▽
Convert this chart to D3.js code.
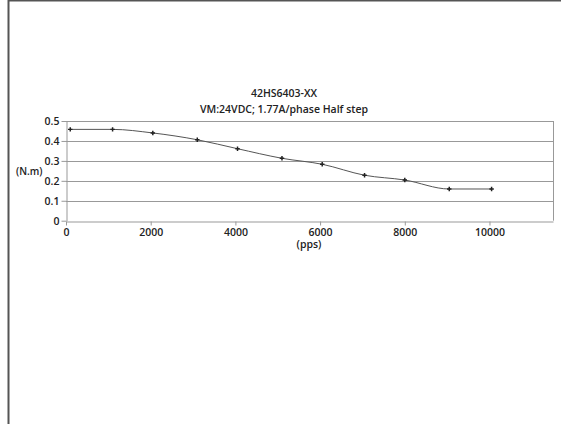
<!DOCTYPE html>
<html>
<head>
<meta charset="utf-8">
<script src="https://cdn.jsdelivr.net/npm/d3@7"></script>
<style>
  html, body { margin: 0; padding: 0; background: #fff; }
  svg { display: block; }
  text { font-family: "Open Sans", "Noto Sans", sans-serif; fill: #222; }
</style>
</head>
<body>
<svg id="chart" width="561" height="424"></svg>
<script>
const titleLines = ["42HS6403-XX", "VM:24VDC; 1.77A/phase Half step"];
const yLabel = "(N.m)";
const xLabel = "(pps)";
const speedPps = [100, 1100, 2050, 3100, 4050, 5100, 6050, 7050, 8000, 9050, 10050];
const torqueNm = [0.458, 0.458, 0.44, 0.406, 0.361, 0.313, 0.283, 0.228, 0.204, 0.159, 0.159];
const xTicks = [0, 2000, 4000, 6000, 8000, 10000];
const yTicks = [0, 0.1, 0.2, 0.3, 0.4, 0.5];
const xDomain = [0, 11500];
const yDomain = [0, 0.5];

const svg = d3.select("#chart");

// outer frame (top and left edges)
svg.append("line").attr("x1", 8).attr("x2", 561).attr("y1", 0.5).attr("y2", 0.5)
  .attr("stroke", "#555").attr("stroke-width", 2);
svg.append("line").attr("x1", 8.5).attr("x2", 8.5).attr("y1", 0).attr("y2", 424)
  .attr("stroke", "#555").attr("stroke-width", 2);

const plot = { left: 66, right: 553, top: 121, bottom: 220.7 };
const x = d3.scaleLinear().domain(xDomain).range([plot.left, plot.right]);
const y = d3.scaleLinear().domain(yDomain).range([plot.bottom, plot.top]);

// gridlines
svg.append("g").selectAll("line").data(yTicks.filter(d => d > 0)).join("line")
  .attr("x1", plot.left).attr("x2", plot.right)
  .attr("y1", d => Math.round(y(d)) + 0.5).attr("y2", d => Math.round(y(d)) + 0.5)
  .attr("stroke", "#999").attr("stroke-width", 1);
// right border
svg.append("line").attr("x1", plot.right + 0.5).attr("x2", plot.right + 0.5)
  .attr("y1", plot.top).attr("y2", plot.bottom).attr("stroke", "#999");

// axes
const yAxis = d3.axisLeft(y).tickValues(yTicks).tickFormat(d => d === 0 ? "0" : d3.format(".1f")(d))
  .tickSizeInner(5).tickSizeOuter(0).tickPadding(2);
const gy = svg.append("g").attr("transform", `translate(${plot.left + 0.5},0)`).call(yAxis);
gy.select(".domain").attr("stroke", "#999");
gy.selectAll(".tick line").attr("stroke", "#999");
gy.selectAll(".tick text").attr("font-size", 10.5).attr("font-weight", 600)
  .attr("font-family", "'Open Sans', sans-serif").attr("fill", "#222");

const xAxis = d3.axisBottom(x).tickValues(xTicks).tickFormat(d3.format("d"))
  .tickSizeInner(4).tickSizeOuter(0).tickPadding(3);
const gx = svg.append("g").attr("transform", `translate(0,${Math.round(plot.bottom) + 0.5})`).call(xAxis);
gx.select(".domain").attr("stroke", "#999");
gx.selectAll(".tick line").attr("stroke", "#999");
gx.selectAll(".tick text").attr("font-size", 10.5).attr("font-weight", 600)
  .attr("font-family", "'Open Sans', sans-serif").attr("fill", "#222");

// data line
const pts = speedPps.map((s, i) => [s, torqueNm[i]]);
const line = d3.line().x(d => x(d[0])).y(d => y(d[1])).curve(d3.curveMonotoneX);
svg.append("path").datum(pts).attr("d", line)
  .attr("fill", "none").attr("stroke", "#555").attr("stroke-width", 1);
svg.append("g").selectAll("path").data(pts).join("path")
  .attr("transform", d => `translate(${x(d[0])},${y(d[1])})`)
  .attr("d", d3.symbol().type(d3.symbolCross).size(11))
  .attr("fill", "#222");

// titles
svg.append("g").selectAll("text").data(titleLines).join("text")
  .attr("x", 284).attr("y", (d, i) => 96.5 + i * 16.5)
  .attr("text-anchor", "middle").attr("font-size", 10.5).attr("font-weight", 600)
  .text(d => d);

svg.append("text").attr("x", 16).attr("y", 175)
  .attr("font-size", 10).attr("font-weight", 600).text(yLabel);
svg.append("text").attr("x", 309).attr("y", 248)
  .attr("text-anchor", "middle").attr("font-size", 10.5).attr("font-weight", 600).text(xLabel);
</script>
</body>
</html>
△
▶ _Exercise_
Copy each line containing the word "chart" from the data.

▶ _Solution_
Convert this chart to D3.js code.
<svg id="chart" width="561" height="424"></svg>
const svg = d3.select("#chart");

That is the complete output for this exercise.